Sifat tanaman jeruk yang relatif cepat berbuah, produksi dan produktivitas yang
cukup tinggi, daya adaptasi yang luas, serapan pasar yang cukup tinggi serta
dukungan informasi dan teknologi perjerukan yang lebih maju merupakan beberapa
pertimbangan para petani maupun pekebun buah untuk memilih jeruk sebagai
tanaman yang diusahakan. Pengembangan jeruk menyebar dari dataran rendah sampai
dataran tinggi. Di dataran rendah hingga 700 m dpl, jeruk yang sesuai adalah jeruk Siam
(Citrus sinensis) dan jeruk besar atau pamelo (Citrus maxima). Di
dataran tinggi diatas 700 m dpl, jeruk Keprok (Citrus reticulata) lebih sesuai
daripada jeruk Siam. Jeruk Keprok merupakan salah satu jeruk harapan yang
nantinya mampu menggantikan pasar jeruk-jeruk impor (substitusi jeruk impor),
seperti jeruk Keprok varietas Grabag, Tawangmangu, Batu 55, Garut, SoE, serta
varietas introduksi seperti Jeruk Freemont, Sunkist dan Chokun. Jeruk di Indonesia sebagian besar
diusahakan petani pada lahan-lahan sempit/pekarangan dengan luasan rata-rata
kurang dari 1 ha per petani. Pada kurun waktu 5-6 tahun terakhir, beberapa
petani di sentra-sentra produksi jeruk telah berkelompok dengan luasan mencapai
50 Ha. Kelompok-kelompok tersebut selanjutnya telah berkembang
menjadi sebuah kawasan dengan luas mencapai 500 Ha. Namun demikian,
pengembangan kawasan semacam ini masih sangat terbatas pada beberapa kabupaten
sentra. Pola panen tersebut memperlihatkan bahwa ketersediaan jeruk lokal tidak
dapat memenuhi kebutuhan pasar domestik sepanjang tahun, sehingga membuka
peluang masuknya jeruk-jeruk impor. Disamping masalah musim, masalah lain yang
terjadi pada komoditas jeruk adalah masalah pendistribusian hasil panen,
khususnya pada saat panen raya.

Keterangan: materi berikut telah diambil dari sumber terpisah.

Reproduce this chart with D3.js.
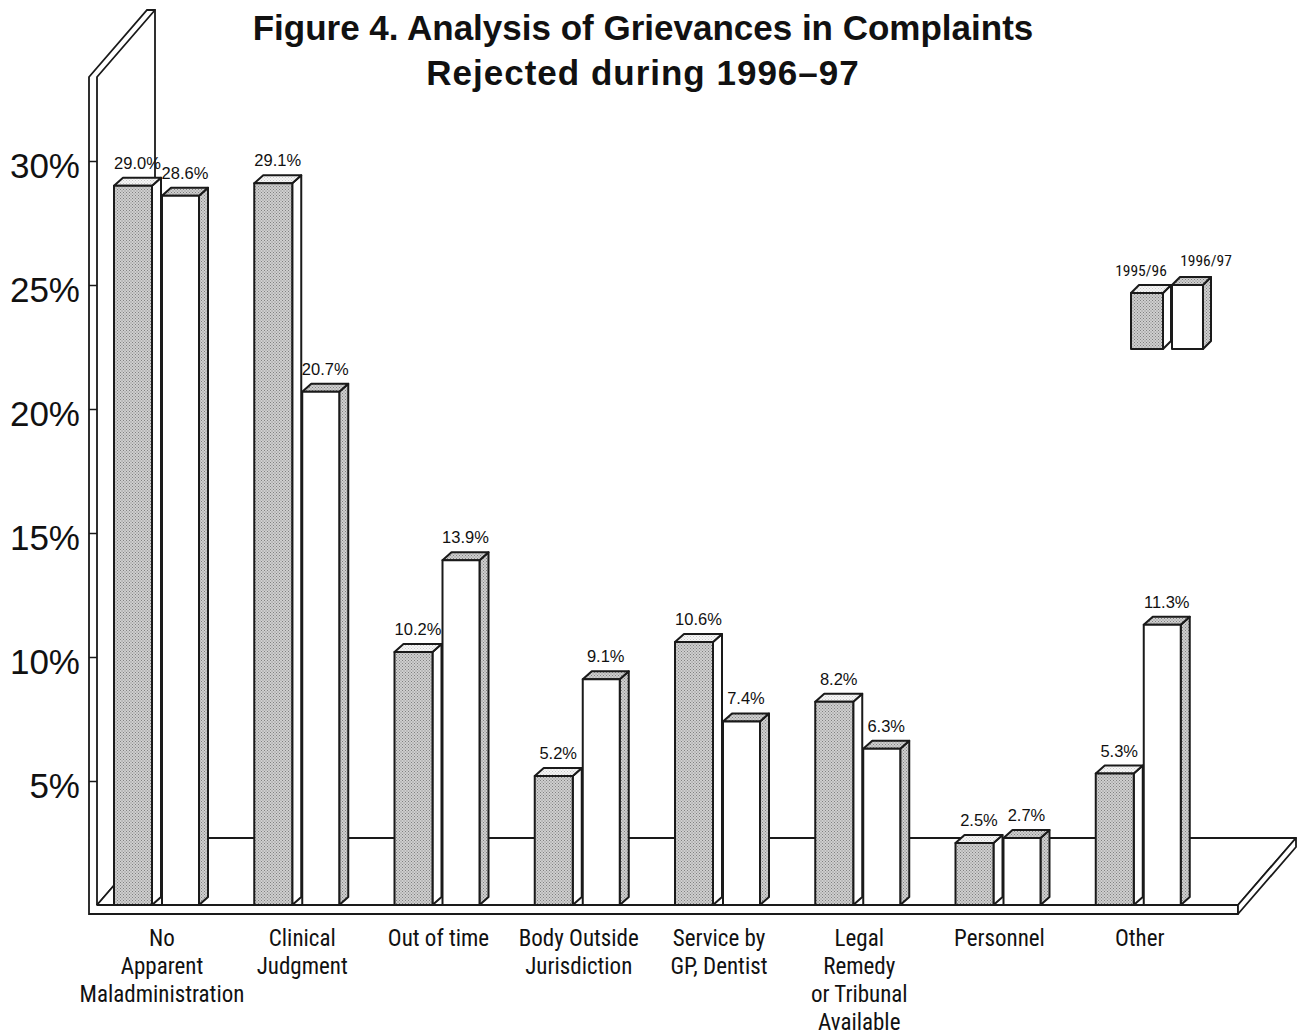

Hingga saat ini, distribusi antar propinsi
akibat infrastruktur kurang mendukung dan sarana transportasi antar pulau
(antar Propinsi/Kabupaten) jauh dari memadai, menyebabkan nilai jual kepada
konsumen akhir cukup tinggi sehingga sulit bersaing dengan jeruk impor.